Control of online media — purportedly to counter sources of misinformation — expressed the need for censors to ‘guide’ public opinion, effectively sanctioning the persecution of those not adhering to the Party line. With citizen journalists facing arrest throughout Hubei, state broadcasters will soon be free to follow the Committee’s instructions and provide numerous tales of “touching stories of the frontline of epidemic prevention” and “the Chinese people’s spirit of unity and togetherness.”

Despite the online demands for transparency, the possibility that revealing the health situation on the ground could generate a wave of online criticism may appear to be too great a risk for the Party; transparency risks exposing previously unseen flaws in the Party’s structure and response.

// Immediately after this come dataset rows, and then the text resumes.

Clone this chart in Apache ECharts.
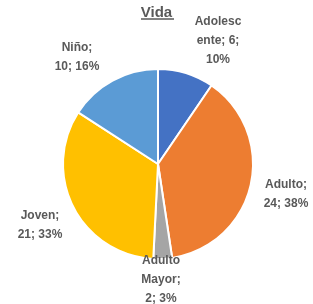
<!DOCTYPE html>
<html>
<head>
<meta charset="utf-8">
<script src="https://cdn.jsdelivr.net/npm/echarts@6/dist/echarts.min.js"></script>
<style>
html, body { margin: 0; padding: 0; background: #fff; }
#chart { width: 313px; height: 304px; }
</style>
</head>
<body>
<div id="chart"></div>
<script>
var categories = ['Adolescente', 'Adulto', 'Adulto Mayor', 'Joven', 'Niño'];
var values = [6, 24, 2, 21, 10];
var colors = ['#4472C4', '#ED7D31', '#A5A5A5', '#FFC000', '#5B9BD5'];
// how each label wraps, like the original
var labelBreaks = [
    function (n, v, p) { return 'Adolesc\nente; ' + v + ';\n' + p + '%'; },
    function (n, v, p) { return n + ';\n' + v + '; ' + p + '%'; },
    function (n, v, p) { return 'Adulto\nMayor;\n' + v + '; ' + p + '%'; },
    function (n, v, p) { return n + ';\n' + v + '; ' + p + '%'; },
    function (n, v, p) { return n + ';\n' + v + '; ' + p + '%'; }
];
// label centres (px)
var labelPos = [[218, 41], [286, 194], [161, 280], [40, 225], [77, 57]];

var data = categories.map(function (c, i) {
    return { name: c, value: values[i], itemStyle: { color: colors[i] } };
});

var myChart = echarts.init(document.getElementById('chart'));
myChart.setOption({
    animation: false,
    title: {
        text: 'Vida',
        left: 'center',
        top: 0,
        textStyle: {
            fontFamily: 'Liberation Sans',
            fontSize: 15,
            fontWeight: 'bold',
            color: '#595959'
        }
    },
    graphic: [{
        type: 'line',
        shape: { x1: 141, y1: 19, x2: 174, y2: 19 },
        style: { stroke: '#595959', lineWidth: 1.5 }
    }],
    series: [{
        name: 'Vida',
        type: 'pie',
        center: [158, 164],
        radius: 95,
        startAngle: 90,
        clockwise: true,
        percentPrecision: 0,
        avoidLabelOverlap: false,
        itemStyle: { borderColor: '#fff', borderWidth: 2 },
        label: {
            show: true,
            position: 'outside',
            alignTo: 'none',
            overflow: 'none',
            fontFamily: 'Liberation Sans',
            fontSize: 12,
            fontWeight: 'bold',
            color: '#595959',
            lineHeight: 19,
            align: 'center',
            formatter: function (p) {
                return labelBreaks[p.dataIndex](p.name, p.value, p.percent);
            }
        },
        labelLine: { show: false },
        labelLayout: function (p) {
            var pos = labelPos[p.dataIndex];
            return { x: pos[0], y: pos[1], align: 'center', verticalAlign: 'middle' };
        },
        data: data
    }]
});
</script>
</body>
</html>
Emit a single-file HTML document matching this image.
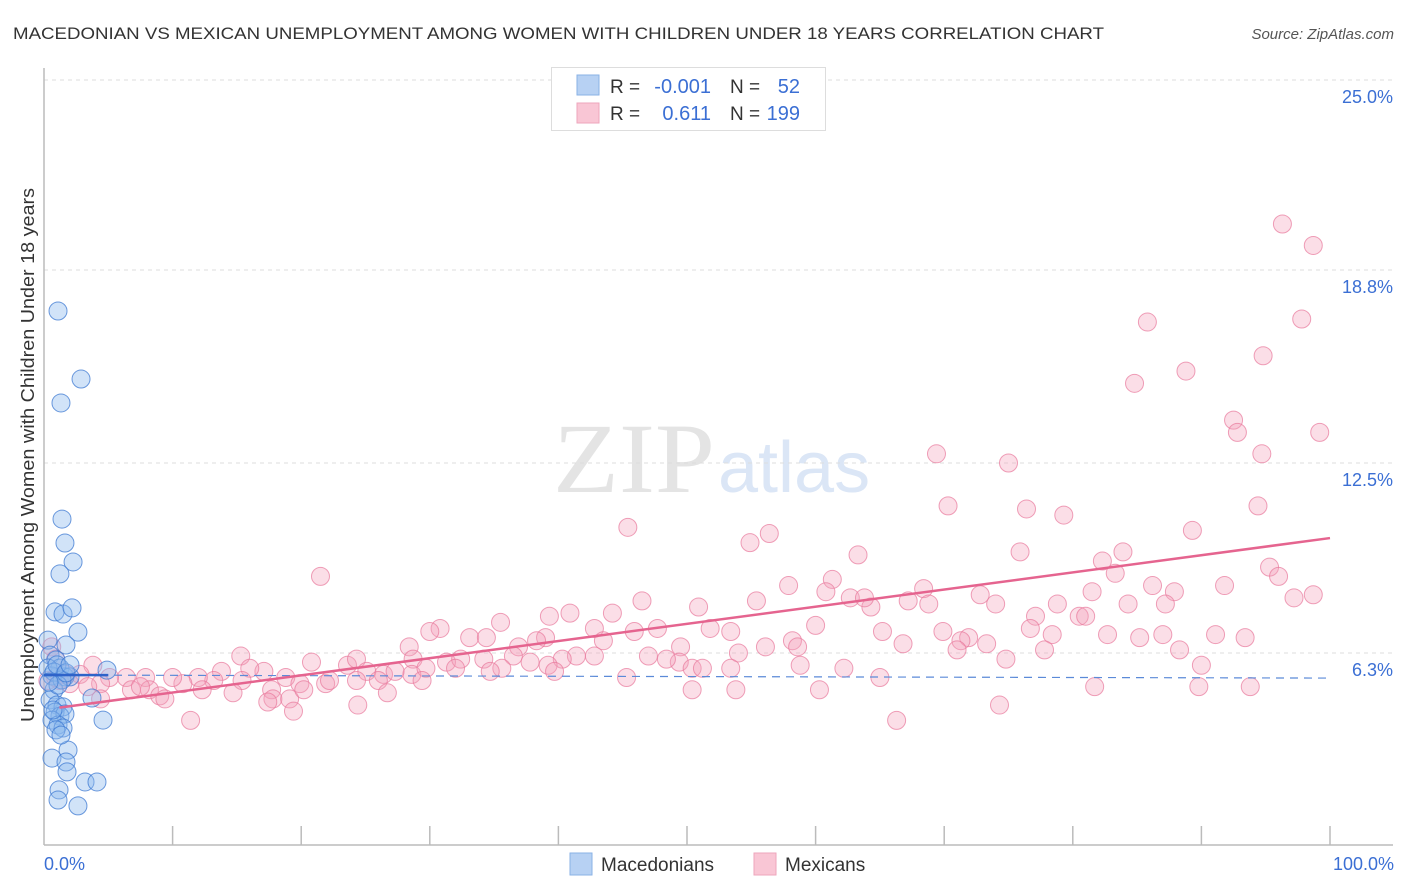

Instead, any lifting of the veil will merely serve political goals, such as scapegoating Party officials who fall short of accomplishing the vague containment instructions. Where Xi sees political capital in collecting scalps from those occupying key positions, possibly in line with his signature ‘anti-corruption’ push, he is almost certain to do so.

Yet even as those elements of the Party structure that gave rise to the current crisis go unaddressed, Beijing’s ongoing corralling of public scrutiny could exacerbate the crisis. Beyond immediate health concerns, coronavirus also poses serious threats to the social fabric of Chinese society. The longer the crisis persists, the more the memory and emotion of the Party’s failure will loom large over those aspirational promises so closely tied to Xi Jinping and the more likely the threads of Xi’s ‘great rejuvenation of the Chinese nation’ narrative will start to come loose.

For now, with netizens calling for freedom of speech online, whether these increases in the policing of public speech will themselves be rolled back after victory over the virus may represent a far more consequential question than the virus itself.